Marilyn Monroe     Vivien Leigh     Sophia Loren     Claudia Cardinale     Elizabeth Taylor     





Elizabeth Taylor
Dame Elizabeth Taylor, in full Elizabeth Rosemond Taylor (born February 27, 1932, London, England — died March 23, 2011, Los Angeles, California, U.S.), American motion picture actress noted for her unique beauty and her portrayals of volatile and strong-willed characters.

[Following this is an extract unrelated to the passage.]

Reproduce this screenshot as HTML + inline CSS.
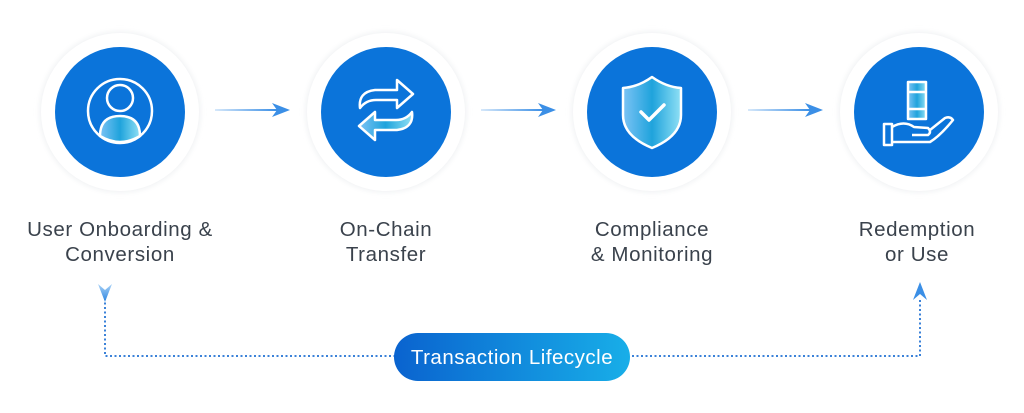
<!DOCTYPE html>
<html><head><meta charset="utf-8"><style>
html,body{margin:0;padding:0;background:#fff;}
svg{display:block}
text{font-family:"Liberation Sans",sans-serif;}
</style></head><body>
<svg width="1024" height="413" viewBox="0 0 1024 413" xmlns="http://www.w3.org/2000/svg">
<defs>
<filter id="sh" x="-30%" y="-30%" width="160%" height="160%"><feGaussianBlur stdDeviation="3"/></filter>
<linearGradient id="ar" x1="0" x2="1"><stop offset="0" stop-color="#d6e8fa"/><stop offset="1" stop-color="#3b8fe6"/></linearGradient>
<linearGradient id="pill" x1="0" x2="1"><stop offset="0" stop-color="#0a63cf"/><stop offset="1" stop-color="#18aee8"/></linearGradient>
<linearGradient id="ic" x1="0" x2="1"><stop offset="0" stop-color="#7cc3f5"/><stop offset="0.5" stop-color="#1fa3dc"/><stop offset="1" stop-color="#8fe0f5"/></linearGradient>
<linearGradient id="ad" x1="0" x2="0" y1="0" y2="1"><stop offset="0" stop-color="#a9d2f7"/><stop offset="1" stop-color="#2a84e0"/></linearGradient>
</defs>
<g>
<circle cx="120" cy="112" r="80" fill="#eef0f2" filter="url(#sh)"/><circle cx="120" cy="112" r="79" fill="#fff"/><circle cx="120" cy="112" r="65" fill="#0b74da"/>
<circle cx="386" cy="112" r="80" fill="#eef0f2" filter="url(#sh)"/><circle cx="386" cy="112" r="79" fill="#fff"/><circle cx="386" cy="112" r="65" fill="#0b74da"/>
<circle cx="652" cy="112" r="80" fill="#eef0f2" filter="url(#sh)"/><circle cx="652" cy="112" r="79" fill="#fff"/><circle cx="652" cy="112" r="65" fill="#0b74da"/>
<circle cx="919" cy="112" r="80" fill="#eef0f2" filter="url(#sh)"/><circle cx="919" cy="112" r="79" fill="#fff"/><circle cx="919" cy="112" r="65" fill="#0b74da"/>
</g>
<g stroke="#fff" stroke-width="2.5" fill="none">
<circle cx="120" cy="111" r="32"/>
<path d="M100 136 Q100 116 120 116 Q140 116 140 136 Q130 142 120 142 Q110 142 100 136Z" fill="url(#ic)"/>
<circle cx="120" cy="98" r="13" fill="#0b74da"/>
</g>
<g stroke="#fff" stroke-width="2.5" fill="none" stroke-linejoin="round">
<path d="M360 108 Q358 92 375 90 L397 90 L397 80 L413 94 L397 108 L397 100 L376 100 Q366 100 360 108Z"/>
<path d="M412 112 Q414 128 397 130 L375 130 L375 140 L359 126 L375 112 L375 120 L396 120 Q406 120 412 112Z" fill="url(#ic)"/>
</g>
<g stroke="#fff" stroke-width="2.5" stroke-linejoin="round">
<path d="M652 77 Q638 87 623 88 L623 115 Q623 136 652 148 Q681 136 681 115 L681 88 Q666 87 652 77Z" fill="url(#ic)"/>
<path d="M641 112 L649 120 L664 105" fill="none" stroke-width="3.5" stroke-linecap="round"/>
</g>
<g stroke="#fff" stroke-width="2.5" fill="none" stroke-linejoin="round">
<rect x="908" y="82" width="18" height="37" fill="url(#ic)"/>
<line x1="908" y1="92" x2="926" y2="92"/><line x1="908" y1="109" x2="926" y2="109"/>
<rect x="884" y="124" width="8" height="21"/>
<path d="M892 127 Q904 120 914 127 L928 128 Q932 132 928 135 L912 135 M892 142 L930 142 Q940 136 953 120 Q950 116 945 118 L930 130"/>
</g>
<g>
<rect x="215" y="109" width="62" height="2" fill="url(#ar)"/><path d="M272 103 L290 110 L272 117 L277 110Z" fill="#3b8fe6"/>
<rect x="481" y="109" width="62" height="2" fill="url(#ar)"/><path d="M538 103 L556 110 L538 117 L543 110Z" fill="#3b8fe6"/>
<rect x="748" y="109" width="62" height="2" fill="url(#ar)"/><path d="M805 103 L823 110 L805 117 L810 110Z" fill="#3b8fe6"/>
</g>
<g fill="#3a424c" font-size="20.5" letter-spacing="0.6" text-anchor="middle">
<text x="120" y="236">User Onboarding &amp;</text><text x="120" y="261">Conversion</text>
<text x="386" y="236">On-Chain</text><text x="386" y="261">Transfer</text>
<text x="652" y="236">Compliance</text><text x="652" y="261">&amp; Monitoring</text>
<text x="917" y="236">Redemption</text><text x="917" y="261">or Use</text>
</g>
<path d="M105 298 L105 356 L920 356 L920 298" fill="none" stroke="#3b82d8" stroke-width="2" stroke-dasharray="2 2.5"/>
<path d="M98 284 L105 290 L112 284 L105 302Z" fill="url(#ad)"/>
<path d="M913 300 L920 294 L927 300 L920 282Z" fill="#3b8fe6"/>
<rect x="394" y="333" width="236" height="48" rx="24" fill="url(#pill)"/>
<text x="512" y="364" fill="#fff" font-size="20.5" letter-spacing="0.5" text-anchor="middle">Transaction Lifecycle</text>
</svg>
</body></html>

  Taylor’s American parents were residing in England at the time of her birth. Shortly before the outbreak of World War II, the family returned to the United States, settling in Los Angeles. Her father was an art dealer, and his business brought him into contact with members of the Hollywood elite. Though her mother, a former stage actress, initially balked at allowing the young Taylor to enter the film industry, an introduction to the chairman of Universal Pictures through one of her father’s clients led to a screen test. In 1942 Taylor made her first film, There’s One Born Every Minute. Though she was soon dropped by Universal, MGM Studios signed her to a contract and cast her in Lassie Come Home (1943). That was followed by a star-making performance in National Velvet (1944) as a young woman who rescues a horse and trains it to race.
  Taylor made a smooth transition from juvenile to adult roles in the films Life with Father (1947), Father of the Bride (1950), and An American Tragedy (1951). She appeared as the frivolous wife of a writer in The Last Time I Saw Paris (1954) and as an East Coast woman who marries the patriarch of a disintegrating Texas ranching family (played by Rock Hudson) in Giant (1956). In Raintree County (1957), Taylor channeled a deracinated Southern belle who marries an abolitionist (Montgomery Clift). Her mature screen persona —  that of a glamorous, passionate woman unafraid of expressing love and anger — was at its apogee in film adaptations of Tennessee Williams’s Cat on a Hot Tin Roof (1958) and Suddenly, Last Summer (1959).
  Taylor won an Academy Award for her performance as a conflicted New York call girl in Butterfield 8 (1960), though she publicly expressed her dislike of the film. She met and fell in love with the British actor Richard Burton while they were filming Cleopatra (1963). Both were still married at the time, and their affair became a scandal. The couple was hounded by photographers and denounced as immoral in forums as diverse as the Vatican newspaper and the floor of the U.S. House of Representatives. The two ultimately divorced their respective spouses and were themselves married twice (1964–1974, 1975–1976).
  Taylor won a second Academy Award for her performance opposite Burton as the vituperative but vulnerable Martha in Who’s Afraid of Virginia Woolf? (1966), directed by Mike Nichols from the play by Edward Albee. She costarred with him again in an adaptation of Shakespeare’s The Taming of the Shrew (1967); the couple made five further films together. After the mid-1970s, however, Taylor appeared only intermittently in films, Broadway plays, and television films.
  Taylor’s closely scrutinized personal life presaged the advent of the tabloid frenzy of the latter decades of the 20th century. Her eight marriages provided no shortage of fodder: among her husbands were film producer Michael Todd, singer Eddie Fisher, and U.S. Sen. John Warner. An active philanthropist, Taylor helped to establish the American Foundation for AIDS Research (1985), partly motivated by the death of her friend Rock Hudson from the disease. She traveled the world as spokeswoman for the organization and in 1991 established the Elizabeth Taylor AIDS Foundation to provide direct services to those suffering from the disease. Taylor also used the allure of her public image to market lucrative perfume and costume jewelry lines. In 1993 she received the American Film Institute’s Life Achievement Award. She received the French Legion of Honour in 1987 and was made Dame Commander of the Order of the British Empire (DBE) in 2000.